# new skull just finished



## SkullWerks (Mar 4, 2008)




----------



## beelce (Jul 21, 2007)

WOW!!! That is great...


----------



## turtle2778 (Jul 9, 2006)

very impressive. Which skull did you use?


----------



## Sickie Ickie (Jun 20, 2006)

Very nice! Does the mouth stay open if not talking?


----------



## PrettyGhoul (Oct 7, 2005)

*That is great SkullWerks! I love the eyes!*


----------



## Death Master (Jul 1, 2007)

Show us the guts! lol Really I would like to see the eyes mech. PPPPLEASE?


----------



## SkullWerks (Mar 4, 2008)

Hi guys the mouth does stay open while not in opperation and the skull I used was a 4th bucky! 

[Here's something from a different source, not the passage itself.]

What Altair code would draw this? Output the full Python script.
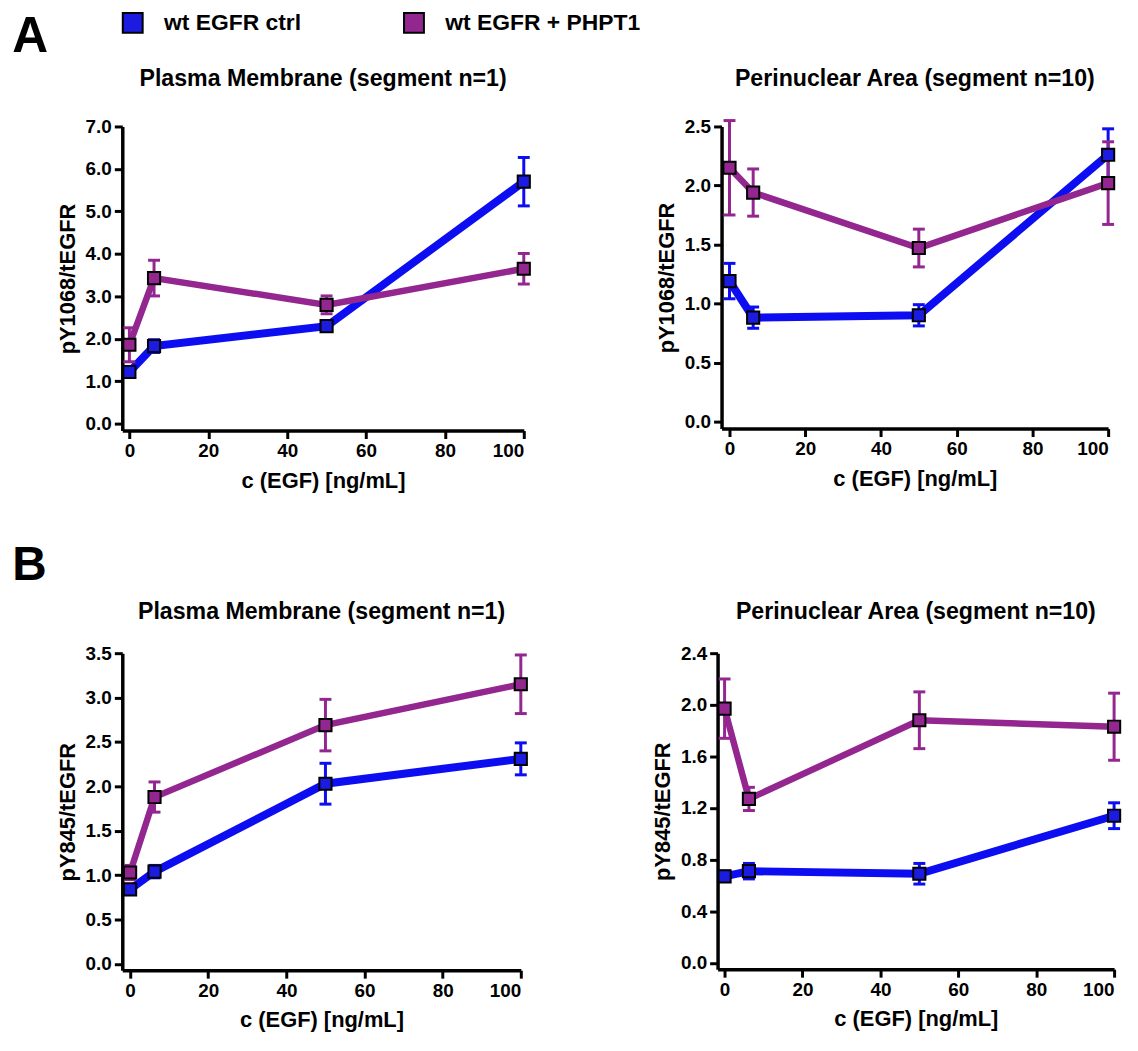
import altair as alt
import pandas as pd

# ---------------- data ----------------
x_vals = [0, 6.25, 50, 100]
series = ["wt EGFR ctrl", "wt EGFR + PHPT1"]
series_id = ["ctrl", "phpt1"]
line_colors = ["#0d0df2", "#93268f"]
fill_colors = ["#1c1ce0", "#93268f"]

# Panel A left: pY1068/tEGFR, Plasma Membrane
a1_ctrl = [1.22, 1.83, 2.30, 5.70]
a1_ctrl_err = [0.10, 0.15, 0.12, 0.57]
a1_php = [1.86, 3.43, 2.80, 3.65]
a1_php_err = [0.40, 0.42, 0.21, 0.36]

# Panel A right: pY1068/tEGFR, Perinuclear Area
a2_ctrl = [1.19, 0.88, 0.90, 2.26]
a2_ctrl_err = [0.15, 0.09, 0.09, 0.22]
a2_php = [2.15, 1.94, 1.47, 2.02]
a2_php_err = [0.40, 0.20, 0.16, 0.35]

# Panel B left: pY845/tEGFR, Plasma Membrane
b1_ctrl = [0.84, 1.04, 2.03, 2.31]
b1_ctrl_err = [0.05, 0.07, 0.23, 0.18]
b1_php = [1.03, 1.88, 2.69, 3.15]
b1_php_err = [0.08, 0.17, 0.29, 0.33]

# Panel B right: pY845/tEGFR, Perinuclear Area
b2_ctrl = [0.67, 0.71, 0.69, 1.14]
b2_ctrl_err = [0.04, 0.06, 0.08, 0.10]
b2_php = [1.97, 1.27, 1.88, 1.83]
b2_php_err = [0.23, 0.09, 0.22, 0.26]

x_ticks = [0, 20, 40, 60, 80, 100]
FONT = "Liberation Sans"


def make_df(ctrl, ctrl_err, php, php_err):
    rows = []
    for i, (m, e) in enumerate(((ctrl, ctrl_err), (php, php_err))):
        for xv, mv, ev in zip(x_vals, m, e):
            rows.append({"x": xv, "y": mv, "lo": mv - ev, "hi": mv + ev,
                         "series": series[i], "sid": series_id[i]})
    return pd.DataFrame(rows)


legend_def = alt.Legend(
    orient="none", legendX=107, legendY=-116, direction="horizontal", title=None,
    symbolType="square", symbolSize=400, symbolStrokeColor="black",
    symbolStrokeWidth=2, symbolOpacity=1, labelFont=FONT, labelFontSize=23,
    labelFontWeight="bold", labelColor="black", columnPadding=98, labelOffset=20,
    labelLimit=400, padding=0,
)


def panel(df, title, ytitle, ydom, yvals, xdom, w, h, toff):
    base = alt.Chart(df)
    xs = alt.Scale(domain=xdom, nice=False, zero=False)
    ys = alt.Scale(domain=ydom, nice=False, zero=False)
    xax = alt.Axis(values=x_ticks, title="c (EGF) [ng/mL]", format="d")
    yax = alt.Axis(values=yvals, format=".1f", title=ytitle)
    col = alt.Color("sid:N", scale=alt.Scale(domain=series_id, range=line_colors), legend=None)

    line = base.mark_line().encode(
        x=alt.X("x:Q", scale=xs, axis=xax),
        y=alt.Y("y:Q", scale=ys, axis=yax),
        color=col,
        strokeWidth=alt.StrokeWidth("sid:N", scale=alt.Scale(domain=series_id, range=[8, 6.5]), legend=None),
        detail="sid:N",
    )
    stem = base.mark_rule(strokeWidth=3).encode(
        x=alt.X("x:Q", scale=xs, axis=xax),
        y=alt.Y("lo:Q", scale=ys, axis=yax),
        y2="hi:Q",
        color=col,
    )
    cap_lo = base.mark_tick(orient="horizontal", size=12, thickness=3, opacity=1).encode(
        x=alt.X("x:Q", scale=xs, axis=xax),
        y=alt.Y("lo:Q", scale=ys, axis=yax),
        color=col,
    )
    cap_hi = base.mark_tick(orient="horizontal", size=12, thickness=3, opacity=1).encode(
        x=alt.X("x:Q", scale=xs, axis=xax),
        y=alt.Y("hi:Q", scale=ys, axis=yax),
        color=col,
    )
    pts = base.mark_point(shape="square", filled=True, size=150, stroke="black",
                          strokeWidth=2, opacity=1).encode(
        x=alt.X("x:Q", scale=xs, axis=xax),
        y=alt.Y("y:Q", scale=ys, axis=yax),
        fill=alt.Fill("series:N", scale=alt.Scale(domain=series, range=fill_colors),
                      legend=legend_def),
    )
    return alt.layer(line, stem, cap_lo, cap_hi, pts).properties(
        width=w, height=h,
        title=alt.Title(title, font=FONT, fontSize=23.3, fontWeight="bold",
                        color="black", frame="group", anchor="middle", offset=toff),
    )


def spacer():
    return alt.Chart(pd.DataFrame({"v": [0]})).mark_point(opacity=0).encode(
        x=alt.value(0), y=alt.value(0)
    ).properties(width=1, height=1)


pA1 = panel(make_df(a1_ctrl, a1_ctrl_err, a1_php, a1_php_err),
            "Plasma Membrane (segment n=1)", "pY1068/tEGFR",
            [-0.16, 7.0], [0, 1, 2, 3, 4, 5, 6, 7], [-1.8, 100], 404, 306, 26)
pA2 = panel(make_df(a2_ctrl, a2_ctrl_err, a2_php, a2_php_err),
            "Perinuclear Area (segment n=10)", "pY1068/tEGFR",
            [-0.06, 2.5], [0, 0.5, 1.0, 1.5, 2.0, 2.5], [-2.1, 100], 389, 304, 26)
pB1 = panel(make_df(b1_ctrl, b1_ctrl_err, b1_php, b1_php_err),
            "Plasma Membrane (segment n=1)", "pY845/tEGFR",
            [-0.07, 3.5], [0, 0.5, 1.0, 1.5, 2.0, 2.5, 3.0, 3.5], [-2.0, 100], 401, 319, 20)
pB2 = panel(make_df(b2_ctrl, b2_ctrl_err, b2_php, b2_php_err),
            "Perinuclear Area (segment n=10)", "pY845/tEGFR",
            [-0.05, 2.4], [0, 0.4, 0.8, 1.2, 1.6, 2.0, 2.4], [-1.8, 100], 399, 318, 20)

rowA = alt.hconcat(spacer(), alt.hconcat(pA1, pA2, spacing=116), spacing=38).properties(
    title=alt.Title("A", font=FONT, fontSize=50, fontWeight="bold", color="black",
                    anchor="start", offset=6)
)
rowB = alt.hconcat(spacer(), alt.hconcat(pB1, pB2, spacing=115), spacing=38).properties(
    title=alt.Title("B", font=FONT, fontSize=48, fontWeight="bold", color="black",
                    anchor="start", offset=10)
)

chart = alt.vconcat(rowA, rowB, spacing=51).properties(
    padding={"left": 4, "top": 0, "right": 0, "bottom": 2}
).configure_view(stroke=None).configure_axis(
    grid=False, domainColor="black", domainWidth=3.5, tickColor="black",
    tickWidth=3, tickSize=8, labelFont=FONT, labelFontSize=19,
    labelFontWeight="bold", labelColor="black", labelPadding=3,
    titleFont=FONT, titleFontSize=22, titleFontWeight="bold", titleColor="black",
).configure_axisX(titlePadding=10).configure_axisY(titlePadding=6)

chart.save("out.html", embed_options={"renderer": "svg", "actions": False})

p.s. keep a watch out for the eye mech. SOOOON


----------



## Otaku (Dec 3, 2004)

That is the most expressive skull I've ever seen. Those eyes really do the trick.


----------



## Moon Dog (Oct 3, 2006)

Nice work! Let us know when you get a how to put together on the eyes!


----------



## Bloodhound (Oct 16, 2007)

Nice work Andrew, I like it!


----------



## Lilly (Jun 13, 2006)

great job SW...


----------



## Ghostess (Aug 21, 2005)

Wow wow wow! Great job!!!!!


----------



## mymania (Jun 12, 2007)

I love it!


----------



## eanderso13 (Apr 10, 2008)

that is so real...it's UNREAL!


----------



## SkullWerks (Mar 4, 2008)

thanks for all the great feedback i'm glad you all like him!!


----------



## perdidoman (Dec 2, 2007)

*Very Nice, Please keep us posted*


----------



## tonguesandwich (Oct 13, 2006)

Are U going to give a how to on the eyes.... please?


----------



## Dr Morbius (Sep 21, 2004)

That skull isn't the only thing with his jaw open..mines on the floor. 3 axis and 2axis eyes in a bucky....niiiice!!


----------



## DarkShadows (Feb 6, 2006)

Looks awesome. I'm still in the process of building my animated skull.


----------



## SkullWerks (Mar 4, 2008)

Hi all im going to try to get a how to on the eyes as soon as I can I have other projects on my plate 13 hour clock /light up grave stones /a talking crow /and my website so in sorry but it might take me a while to get to it but I promise I will! Ill take a picture of the inside and post it mabey it will help!!


----------



## Otaku (Dec 3, 2004)

Yes, yes! Pictures, please!


----------



## Dr Morbius (Sep 21, 2004)

Oh a shot of the inside would say a thousand words...Yes please, I've been struggling with the 2 axis eye in a Bucky puzzle for quite a while and have some ideas, but I'd love to compare notes..looks like you have a custom face plate, or a modified one at least on the Bucky, and the sinus "bones" removed from the upper pallet? Seems the only way I can think of to get enough room for 2 axis eyes.


----------



## Frighteners Entertainment (Jan 24, 2006)

Awesome...just awesome!


----------



## Lauriebeast (Feb 27, 2007)

Very, very nice....I love it!


----------



## buckaneerbabe (Jun 5, 2007)

Impressive Skullwerks!! Looks alot like the Skulltronics versions without the extra zero in the price tag!!!!


----------



## SkullWerks (Mar 4, 2008)

Your right the nose is modifided to make room and also you have to remove most of the inside of the skull to make room for the other stuff!!!


----------



## Dr Morbius (Sep 21, 2004)

Can you post a new thread in the general props discussion to discuss what method you use to remove the extra skull material?


----------



## SkullWerks (Mar 4, 2008)

my dremel and a agerssive cutting wheel!


----------



## Ghoulbug (Apr 24, 2007)

That's cool


----------



## Silent Requiem (Feb 17, 2008)

awsome!


----------



## bolt (Apr 1, 2008)

Awesome Skullwerks!
what is your website address, I'd love to see more of your work


----------



## SkullWerks (Mar 4, 2008)

Sill in the works not published yet I will post something when its ready!


----------



## midnight_moon (Apr 28, 2008)

That is so cool!


----------



## Terrormaster (Sep 27, 2007)

Any update on pics Skullwerks? I'd love to see the inside of this baby myself, thats fantastic work there!

-TM


----------



## Daphne (Oct 18, 2006)

Oh my gosh!! That looks phenomenal!! I can't wait to see a how-to also! Incredible job!!!


----------